Adam Graves, Boston University, Ed Snider Youth Hockey Foundation, Fort Dupont Ice Hockey Club, Ice Hockey in Harlem, New York Rangers, Union College
Since its inception, Ice Hockey in Harlem has done what many folks considered impossible.
It’s taken at-risk black and Latino kids from one of the city’s more impoverished areas and not only hooked them on playing hockey, but used the sport to expose them to a world beyond their neighborhood and to the world of possibilities if they stay in school and pursue life’s positive path.
The group’s presence helped revive a down-and-out outdoor rink in a part of New York where few white people dared to venture, making it a welcoming, family-friendly destination – a lynchpin in an evolving Harlem where people of all colors now live, shop, and dine.
“Hey, if Wayne Gretzky can go near 110th Street to hang with the kids at the Lasker Rink in the 1980s, why can’t I go skating there now” has become the mantra. Like Harlem’s Apollo Theater, the Lasker Rink is a place where everyone wants to play.
The Philadelphia Flyers practiced there in 2012, so did the Pittsburgh Penguins in 2011 and the Ottawa Senators in 2010. Boston University worked out with the IHIH there last year, ditto Union College in 2012.

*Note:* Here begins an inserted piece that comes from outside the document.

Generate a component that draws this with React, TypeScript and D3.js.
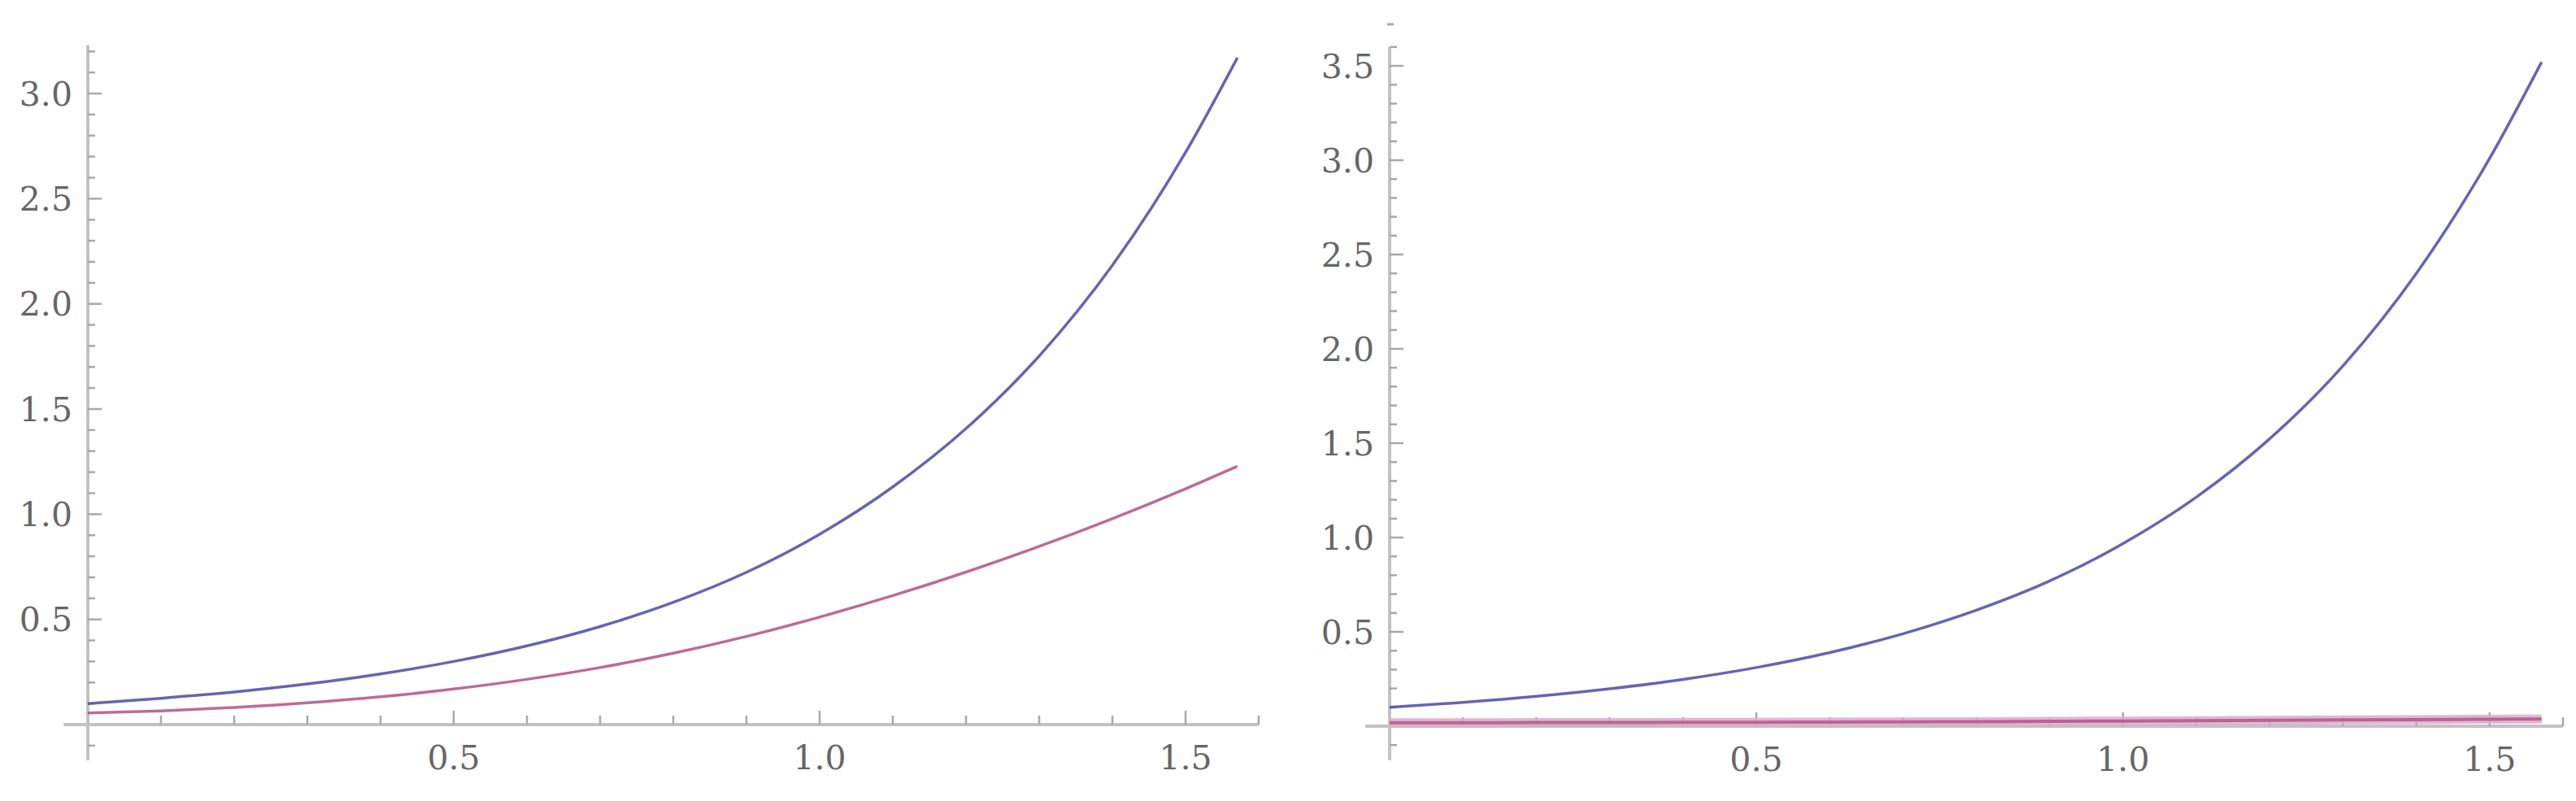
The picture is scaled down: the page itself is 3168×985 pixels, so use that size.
import * as d3 from "d3";

// sample positions along x (0 .. pi/2)
const xValues = [0, 0.1, 0.2, 0.3, 0.4, 0.5, 0.6, 0.7, 0.8, 0.9, 1.0, 1.1, 1.2, 1.3, 1.4, 1.5, 1.5708];

// left panel
const leftBlue = [0.1, 0.125, 0.155, 0.193, 0.241, 0.3, 0.374, 0.466, 0.581, 0.724, 0.905, 1.13, 1.407, 1.752, 2.183, 2.72, 3.17];
const leftPink = [0.055, 0.065, 0.081, 0.103, 0.132, 0.169, 0.215, 0.271, 0.339, 0.419, 0.511, 0.613, 0.725, 0.847, 0.979, 1.121, 1.228];

// right panel
const rightBlue = [0.1, 0.126, 0.158, 0.198, 0.248, 0.311, 0.39, 0.49, 0.615, 0.77, 0.968, 1.214, 1.523, 1.91, 2.4, 3.01, 3.52];
const rightPink = [0.018, 0.018, 0.019, 0.019, 0.02, 0.021, 0.022, 0.023, 0.024, 0.026, 0.027, 0.029, 0.031, 0.033, 0.035, 0.037, 0.038];

const xTickLabels = ["0.5", "1.0", "1.5"];
const leftYLabels = ["0.5", "1.0", "1.5", "2.0", "2.5", "3.0"];
const rightYLabels = ["0.5", "1.0", "1.5", "2.0", "2.5", "3.0", "3.5"];

const W = 3168;
const H = 985;
const AXIS = "#c2c2c2";
const TICK = "#a8a8a8";
const LABEL = "#666666";
const BLUE = "#5454aa";
const PINK = "#b45c8a";
const FONT = "'DejaVu Serif', serif";

type PanelProps = {
  x0: number;
  x1: number;
  yZero: number;
  yTop: number;
  yMaxVal: number;
  yLabels: string[];
  axisTopVal: number;
  axisBottomVal: number;
  blue: number[];
  pink: number[];
  thickPink?: boolean;
  strayTick?: number;
};

function Panel(p: PanelProps) {
  const x = d3.scaleLinear().domain([0, 1.6]).range([p.x0, p.x1]);
  const y = d3.scaleLinear().domain([0, p.yMaxVal]).range([p.yZero, p.yTop]);

  const line = d3.line<number>()
    .x((_, i) => x(xValues[i]))
    .y(d => y(d))
    .curve(d3.curveMonotoneX);

  const xMinor = d3.range(1, 17).map(i => i / 10);
  const yMinor = d3.range(Math.ceil(p.axisBottomVal * 10), Math.floor(p.axisTopVal * 10) + 1)
    .map(i => i / 10)
    .filter(v => Math.abs(v) > 1e-9);

  return (
    <g>
      {/* x axis */}
      <line x1={x(-0.033)} x2={x(1.6)} y1={y(0)} y2={y(0)} stroke={AXIS} strokeWidth={4} />
      {xMinor.map(v => {
        const major = Math.abs(v * 2 - Math.round(v * 2)) < 1e-9;
        return (
          <line key={"xt" + v} x1={x(v)} x2={x(v)} y1={y(0)} y2={y(0) - (major ? 17 : 11)}
            stroke={TICK} strokeWidth={2.5} />
        );
      })}
      {xTickLabels.map(t => (
        <text key={"xl" + t} x={x(+t)} y={y(0) + 55} textAnchor="middle"
          fontFamily={FONT} fontSize={41} fill={LABEL}>{t}</text>
      ))}

      {/* y axis */}
      <line x1={x(0)} x2={x(0)} y1={y(p.axisBottomVal)} y2={y(p.axisTopVal)} stroke={AXIS} strokeWidth={4} />
      {yMinor.map(v => {
        const major = Math.abs(v * 2 - Math.round(v * 2)) < 1e-9;
        return (
          <line key={"yt" + v} x1={x(0)} x2={x(0) + (major ? 17 : 9)} y1={y(v)} y2={y(v)}
            stroke={TICK} strokeWidth={2.5} />
        );
      })}
      {p.strayTick !== undefined && (
        <line x1={x(0) - 3} x2={x(0) + 5} y1={y(p.strayTick)} y2={y(p.strayTick)} stroke={TICK} strokeWidth={3} />
      )}
      {p.yLabels.map(t => (
        <text key={"yl" + t} x={x(0) - 19} y={y(+t)} dy="0.36em" textAnchor="end"
          fontFamily={FONT} fontSize={41} fill={LABEL}>{t}</text>
      ))}

      {/* curves */}
      {p.thickPink && (
        <path d={line(p.pink) || ""} fill="none" stroke="#dcaacb" strokeWidth={11} strokeOpacity={0.85} />
      )}
      <path d={line(p.pink) || ""} fill="none" stroke={PINK} strokeWidth={p.thickPink ? 4 : 3.5} strokeOpacity={0.9} />
      <path d={line(p.blue) || ""} fill="none" stroke={BLUE} strokeWidth={3.5} strokeOpacity={0.9} />
    </g>
  );
}

export default function App() {
  return (
    <svg width={W} height={H} style={{ position: "absolute", left: 0, top: 0, background: "#fff" }}>
      <rect width={W} height={H} fill="#fff" />
      <Panel x0={108} x1={1548} yZero={891} yTop={115} yMaxVal={3}
        yLabels={leftYLabels} axisTopVal={3.23} axisBottomVal={-0.17}
        blue={leftBlue} pink={leftPink} />
      <Panel x0={1709} x1={3152} yZero={893} yTop={81} yMaxVal={3.5}
        yLabels={rightYLabels} axisTopVal={3.6} axisBottomVal={-0.18}
        blue={rightBlue} pink={rightPink} thickPink strayTick={3.72} />
    </svg>
  );
}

But Ice Hockey in Harlem has been Lasker’s longest-running act, calling the rink on the north end of Central Park home since the organization’s creation in 1987. That run was interrupted over the weekend when the New York’s parks department suddenly announced that it was shutting down for the 2014-15 season to make major repairs to the facility’s refrigeration plant.
The shutdown sent Ice Hockey in Harlem, one of the nation’s oldest minority-oriented youth hockey programs, scrambling to find a place for over 240 kids to practice and play.
“We’re working on an emergency plan,” John Sanful, IHIH’s executive director told me. “I don’t have details yet, but suffice to say we’re committed to making the season happen.”
Sanful called the shutdown “a setback” but added that Ice Hockey in Harlem will do what it’s always done: overcome.
“It’s a minor setback, as with any situation beyond your control,” he said. “Ice Hockey in Harlem is stronger than it’s ever been. We will continue on and the future is very bright and very strong for Ice Hockey in Harlem.”
Still, there are no easy or ideal solutions for IHIH’s current predicament. New York is a city of 8.2 million people, but there are only seven indoor year-round ice sheets in the area.
Developers of the Kingsbridge National Ice Center are hoping to build the world’s largest ice skating facility in the New York City borough of the Bronx, a short subway ride from Harlem. But the mega rink in a massive renovated armory is years away.
Looking to solve their here-and-now dilemma, Ice Hockey in Harlem officials sent its squirts and Lady Harlem hockey team to practice Saturday in Brewster, N.Y., nearly 60 miles from New York City.
Whatever IHIH does for the rest of the season will likely cost the nonprofit some money. Ice Hockey in Harlem depends on the hockey community and donations for funding.
The organization, founded by Dave Wilk, Todd Levy, and former New York Rangers player Pat Hickey, is part of the National Hockey League’s “Hockey is for Everyone” initiative which provides support and unique programming to more than 30 non-profit youth hockey organizations across North America.
Programs affiliated with”Hockey is For Everyone” help lower the biggest barrier that keeps many minority and poor kids from playing the game: The expense. Organizations like IHIH, Philadelphia’s Ed Snider Youth Hockey Foundation, and Washington’s Fort Dupont Ice Hockey Club, provide free equipment, ice time, and instruction.
In return, kids in the programs must stay in school, be in good academic standing, and be respectful people. Most of the programs provide academic assistance – tutoring, computer access, college counseling – and mentoring.
While the NHL assistance is beneficial, IHIH is almost always in fund-raising mode. They host an annual “Benefit on the Green” golf tournament that attracts current and former NHL players along with corporate and private sponsors.
The Rangers pitch in by hosting an annual Winter Sports Auction, and legendary team play-by-play man Sam Rosen and former Blue Shirts like Adam Graves generously give their time to the IHIH cause.
People inside and outside IHIH stress that its goal isn’t about building good hockey players. It’s about building good people. Levy’s voice filled with pride recently when he talked about Malik Garvin, who he use to coach on cold Harlem nights at Lasker.
Saturday, Garvin scored his first goal on his first shot for Western New England University, an NCAA Division III school. The Golden Bears lost to Suffolk University 3-1, but Levy said Garvin, a 22-year-old senior, was still a winner.
“He epitomizes what we want for all our kids…not the goal he scored but the fact that he is a double major – finance and accounting – and has used his love for hockey to propel him in life,” Levy. a member of the IHIH board, told me. “The sad irony is that with our rink closing this year, I fear that the next Malik will be prohibited from this kind of life success.”